For a decade now, Chrystal has taken her students in “Advanced Writing for Business” out of the classroom and into the neighborhood to help nonprofits and small businesses as part of the USC Community Based Learning Collaborative. That’s where Sharon Stewart of USC Civic and Community Relations introduced her to Malena Ruth, president of the African Millennium Foundation.

Ruth suggested Chrystal take her class to visit the region just north of South Africa to see how the students’ skills could benefit real businesses – and real people – half a world away.

“Hearing about what is happening and raising funds from far away is so different than seeing the look in the eye of the children and the face of the mothers,” said senior Meital Basi-Cohen, 22, an accounting major from Israel.

Students in upcoming writing classes will be asked to consider following up on these projects and further develop them in concert with their Mozambique counterparts.

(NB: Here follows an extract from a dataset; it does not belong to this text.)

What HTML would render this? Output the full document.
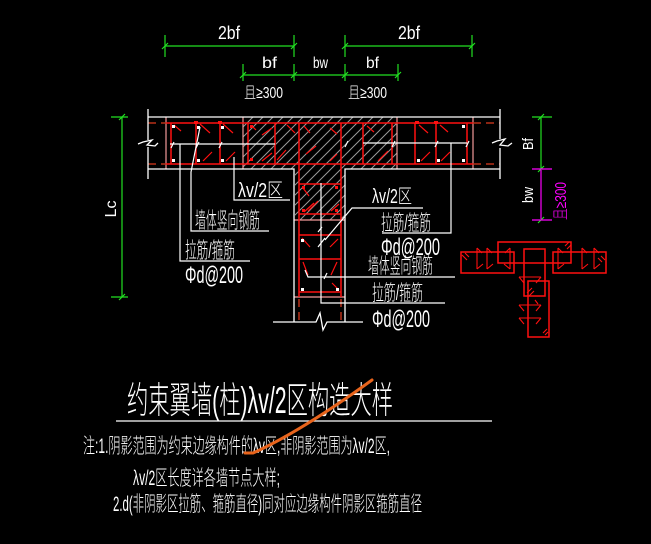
<!DOCTYPE html>
<html><head><meta charset="utf-8">
<style>
html,body{margin:0;padding:0;background:#000;}
svg{display:block;}
text{font-family:"Liberation Sans","Noto Sans CJK SC","WenQuanYi Zen Hei",sans-serif;fill:#fff;font-weight:300;}
</style></head><body>
<svg width="651" height="544" viewBox="0 0 651 544" xmlns="http://www.w3.org/2000/svg">
<defs>
<pattern id="h" patternUnits="userSpaceOnUse" width="10" height="10">
<path d="M0 10 L10 0 M-1 1 L1 -1 M9 11 L11 9" stroke="#9a9a9a" stroke-width="1"/>
</pattern>
</defs>
<rect width="651" height="544" fill="#000"/>

<!-- hatch -->
<polygon points="243,117 397,117 397,169 345,169 345,220 295,220 295,169 243,169" fill="url(#h)"/>

<!-- green dims top -->
<g stroke="#22e022" stroke-width="1.2" fill="none">
<line x1="165" y1="46" x2="294" y2="46"/>
<line x1="345" y1="46" x2="472" y2="46"/>
<line x1="165" y1="35" x2="165" y2="57"/>
<line x1="294" y1="35" x2="294" y2="57"/>
<line x1="345" y1="35" x2="345" y2="57"/>
<line x1="472" y1="35" x2="472" y2="57"/>
<line x1="243" y1="75" x2="398" y2="75"/>
<line x1="243" y1="64" x2="243" y2="81"/>
<line x1="294" y1="64" x2="294" y2="81"/>
<line x1="345" y1="64" x2="345" y2="81"/>
<line x1="398" y1="64" x2="398" y2="81"/>
<path d="M162 49 L168 43 M291 49 L297 43 M342 49 L348 43 M469 49 L475 43 M240 78 L246 72 M291 78 L297 72 M342 78 L348 72 M395 78 L401 72"/>
<!-- Lc -->
<line x1="122" y1="117" x2="122" y2="297"/>
<line x1="111" y1="117" x2="128" y2="117"/>
<line x1="111" y1="297" x2="128" y2="297"/>
<path d="M119 120 L125 114 M119 300 L125 294"/>
<!-- right Bf -->
<line x1="541" y1="117" x2="541" y2="169"/>
<line x1="532" y1="117" x2="552" y2="117"/>
<path d="M538 120 L544 114 M538 172 L544 166 M538 223 L544 217"/>
</g>
<g stroke="#ff00ff" stroke-width="1.2">
<line x1="541" y1="170" x2="541" y2="219"/>
<line x1="532" y1="169" x2="552" y2="169"/>
<line x1="532" y1="220" x2="552" y2="220"/>
</g>

<!-- dim texts -->
<text x="218" y="39" font-size="18" textLength="22" lengthAdjust="spacingAndGlyphs">2bf</text>
<text x="398" y="39" font-size="18" textLength="22" lengthAdjust="spacingAndGlyphs">2bf</text>
<text x="262" y="68" font-size="16" textLength="15" lengthAdjust="spacingAndGlyphs">bf</text>
<text x="313" y="68" font-size="16" textLength="15" lengthAdjust="spacingAndGlyphs">bw</text>
<text x="366" y="68" font-size="16" textLength="13" lengthAdjust="spacingAndGlyphs">bf</text>
<text x="244" y="98" font-size="16" textLength="39" lengthAdjust="spacingAndGlyphs">且≥300</text>
<text x="348" y="98" font-size="16" textLength="39" lengthAdjust="spacingAndGlyphs">且≥300</text>
<text transform="translate(533,144) rotate(-90)" text-anchor="middle" font-size="15" textLength="12" lengthAdjust="spacingAndGlyphs">Bf</text>
<text transform="translate(533,195) rotate(-90)" text-anchor="middle" font-size="15" textLength="16" lengthAdjust="spacingAndGlyphs">bw</text>
<text transform="translate(566,201) rotate(-90)" text-anchor="middle" font-size="16" textLength="38" lengthAdjust="spacingAndGlyphs" style="fill:#ff00ff">且≥300</text>
<text transform="translate(116,209) rotate(-90)" text-anchor="middle" font-size="16" textLength="17" lengthAdjust="spacingAndGlyphs">Lc</text>

<!-- pink lines -->
<g stroke="#f49a9a" stroke-width="1.2">
<line x1="166" y1="117" x2="166" y2="169"/>
<line x1="243" y1="117" x2="243" y2="169"/>
<line x1="397" y1="117" x2="397" y2="169"/>
<line x1="473" y1="117" x2="473" y2="169"/>
<line x1="294" y1="220" x2="345" y2="220"/>
<line x1="294" y1="297" x2="345" y2="297"/>
</g>

<!-- red rebar -->
<g stroke="#ff1010" stroke-width="1.5" fill="none">
<line x1="166" y1="123" x2="473" y2="123"/>
<line x1="166" y1="164" x2="473" y2="164"/>
<path d="M171 123V164 M196 123V164 M220 123V164 M248 123V164 M275 123V164 M363 123V164 M392 123V164 M415 123V164 M436 123V164 M467 123V164"/>
<path d="M299 123V297 M341 123V297"/>
<path d="M299 184H341 M299 214H341 M299 235H341 M299 259H341 M299 292H341"/>
</g>
<g stroke="#ff1010" stroke-width="1.2" fill="none">
<path d="M174 125 L181 131 M200 124 L210 133 M223 124 L233 133 M203 161 L212 152 M226 161 L235 152 M252 126 L256 130 M262 135 L272 128 M262 161 L272 153 M277 160 L286 150 M287 125 L295 133"/>
<path d="M304 126 L310 133 M330 128 L337 134 M306 154 L316 146 M330 161 L337 154 M367 126 L374 132 M378 161 L388 151 M419 125 L428 133 M440 125 L448 132 M421 161 L430 152 M441 161 L450 152"/>
<path d="M303 188 L309 196 M304 212 L314 203 M308 211 L318 201 M331 211 L339 204 M302 238 L310 247 M330 247 L338 239 M303 262 L308 275 M337 262 L331 275 M332 283 L339 290"/>
</g>
<g fill="#ff1010">
<rect x="194" y="121" width="4" height="3"/><rect x="218" y="121" width="4" height="3"/>
<rect x="250" y="125" width="3" height="3"/><rect x="250" y="158" width="3" height="3"/>
<rect x="415" y="121" width="4" height="3"/><rect x="434" y="121" width="4" height="3"/>
<rect x="302" y="186" width="3" height="3"/><rect x="335" y="186" width="3" height="3"/>
<rect x="302" y="209" width="3" height="3"/><rect x="335" y="209" width="3" height="3"/>
</g>
<g stroke="#b83018" stroke-width="1.5" stroke-dasharray="8,5">
<line x1="148" y1="123" x2="166" y2="123"/>
<line x1="148" y1="164" x2="166" y2="164"/>
<line x1="473" y1="123" x2="500" y2="123"/>
<line x1="473" y1="164" x2="500" y2="164"/>
<line x1="299" y1="299" x2="299" y2="322"/>
<line x1="341" y1="299" x2="341" y2="322"/>
</g>
<!-- white dots -->
<g fill="#fff">
<rect x="172" y="125" width="3" height="3"/><rect x="172" y="159" width="3" height="3"/>
<rect x="197" y="159" width="3" height="3"/><rect x="221" y="159" width="3" height="3"/>
<rect x="197" y="126" width="3" height="3"/><rect x="221" y="126" width="3" height="3"/>
<rect x="417" y="159" width="3" height="3"/><rect x="437" y="159" width="3" height="3"/>
<rect x="462" y="159" width="3" height="3"/><rect x="462" y="125" width="3" height="3"/>
<rect x="301" y="239" width="3" height="3"/><rect x="301" y="288" width="3" height="3"/>
<rect x="336" y="288" width="3" height="3"/>
</g>

<!-- white outline -->
<g stroke="#fff" stroke-width="1.3" fill="none">
<line x1="148" y1="117" x2="500" y2="117"/>
<path d="M148 109 V140 M148 147 V179"/>
<path d="M138 144 L143 142 L152 140 L147 145 L155 146 L158 143"/>
<path d="M500 109 V139 M500 148 V179"/>
<path d="M492 143 L497 141 L505 139 L500 145 L508 146 L512 143"/>
<path d="M148 169 H294 V322"/>
<path d="M500 169 H345 V322"/>
<path d="M273 322 L316 322 L320 313 L323 330 L327 322 L363 322"/>
</g>

<!-- leaders -->
<g stroke="#fff" stroke-width="1.2" fill="none">
<path d="M234 157 V200 H290"/>
<path d="M200 127 L191 172 V231 H269"/>
<path d="M170 144 H275 M180 144 V261 H250"/>
<path d="M363 143 H467 M451 143 V233 H382"/>
<path d="M325 240 L352 208 H423"/>
<path d="M305 270 L308 277 H455"/>
<path d="M321 183 V303 H445"/>
<path d="M171 148 L174 142 M196 148 L199 142 M219 148 L222 142 M345 147 L348 141 M392 147 L395 141 M435 147 L438 141 M466 147 L469 141 M318 247 L325 238 M318 232 L322 227 M324 279 L327 273"/>
</g>

<!-- labels -->
<text x="238" y="197" font-size="20" textLength="45" lengthAdjust="spacingAndGlyphs">λv/2区</text>
<text x="195" y="228" font-size="22" textLength="65" lengthAdjust="spacingAndGlyphs">墙体竖向钢筋</text>
<text x="185" y="258" font-size="22" textLength="50" lengthAdjust="spacingAndGlyphs">拉筋/箍筋</text>
<text x="185" y="283" font-size="24" textLength="58" lengthAdjust="spacingAndGlyphs">Φd@200</text>
<text x="372" y="203" font-size="20" textLength="40" lengthAdjust="spacingAndGlyphs">λv/2区</text>
<text x="381" y="230" font-size="21" textLength="50" lengthAdjust="spacingAndGlyphs">拉筋/箍筋</text>
<text x="381" y="255" font-size="24" textLength="59" lengthAdjust="spacingAndGlyphs">Φd@200</text>
<text x="368" y="273" font-size="21" textLength="65" lengthAdjust="spacingAndGlyphs">墙体竖向钢筋</text>
<text x="372" y="300" font-size="21" textLength="51" lengthAdjust="spacingAndGlyphs">拉筋/箍筋</text>
<text x="372" y="327" font-size="24" textLength="58" lengthAdjust="spacingAndGlyphs">Φd@200</text>

<!-- small right diagram -->
<g stroke="#ff1010" stroke-width="1.5" fill="none">
<rect x="498" y="242" width="73" height="21"/>
<rect x="461" y="252" width="53" height="21"/>
<rect x="553" y="252" width="53" height="21"/>
<rect x="524" y="249" width="21" height="47"/>
<rect x="528" y="281" width="21" height="56"/>
</g>
<g stroke="#ff1010" stroke-width="1.1" fill="none">
<path d="M462 255 L467 260 M465 253 L469 257"/>
<path d="M477 248 V269 M477 248 L482 253 M477 269 L483 264"/>
<path d="M487 248 V269 M487 248 L492 253 M487 269 L493 264"/>
<path d="M510 248 V269 M510 248 L505 253 M510 269 L504 264"/>
<path d="M558 248 V269 M558 248 L563 253 M558 269 L564 264"/>
<path d="M582 248 V269 M582 248 L587 253 M582 269 L588 264"/>
<path d="M594 248 V269 M594 248 L599 253 M594 269 L600 264"/>
<path d="M601 256 L605 260 M598 258 L602 262"/>
<path d="M565 246 L569 242 M567 249 L571 245 M538 304 L535 300"/>
<path d="M519 277 H541 M519 277 L524 283 M541 277 L536 283"/>
<path d="M519 305 H541 M519 305 L524 311 M541 305 L536 311"/>
<path d="M519 318 H541 M519 318 L524 324 M541 318 L536 324"/>
<path d="M527 293 L532 288 M529 296 L534 291 M543 333 L547 329 M545 335 L548 332"/>
</g>

<!-- title -->
<text x="127" y="413" font-size="37" textLength="266" lengthAdjust="spacingAndGlyphs">约束翼墙(柱)λv/2区构造大样</text>
<line x1="116" y1="421" x2="492" y2="421" stroke="#fff" stroke-width="1.2"/>
<text x="83" y="453" font-size="21" textLength="307" lengthAdjust="spacingAndGlyphs">注:1.阴影范围为约束边缘构件的λv区,非阴影范围为λv/2区,</text>
<text x="133" y="485" font-size="21" textLength="147" lengthAdjust="spacingAndGlyphs">λv/2区长度详各墙节点大样;</text>
<text x="113" y="511" font-size="21" textLength="309" lengthAdjust="spacingAndGlyphs">2.d(非阴影区拉筋、箍筋直径)同对应边缘构件阴影区箍筋直径</text>
<path d="M245 453 L253 453 Q300 432 372 380" stroke="#e8641c" stroke-width="3" fill="none" stroke-linecap="round"/>
</svg>
</body></html>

“It’s just amazing,” Ruth said. “Any person in the developed world can be of service. They may seem like small things. But mosquito nets? That thrills me. Almost 3,000 a day die because there are no nets.

“These students don’t see the reasons why this hasn’t already happened. They just ask: ‘How can we make this work?’ ”

The students learn how to write a business plan, a press release, a proper e-mail and the art of the interoffice memo, but the class is so much more than theoretical papers and classroom assignments.

“I figured if I had to take ‘Writing 340’ anyway, why not go to Africa to do something you can’t learn in the classroom?” said junior Julia Lipton, 20, a business administration major. “I’m a huge advocate for community based learning and I think that’s how students benefit the most.”

Added Chrystal, “My goal is that students learn that their critical thinking and writing can make a difference.”

The program was funded by a $15,000 grant from the USC Fund for Innovative Undergraduate Teaching and a matching award from the USC Marshall School.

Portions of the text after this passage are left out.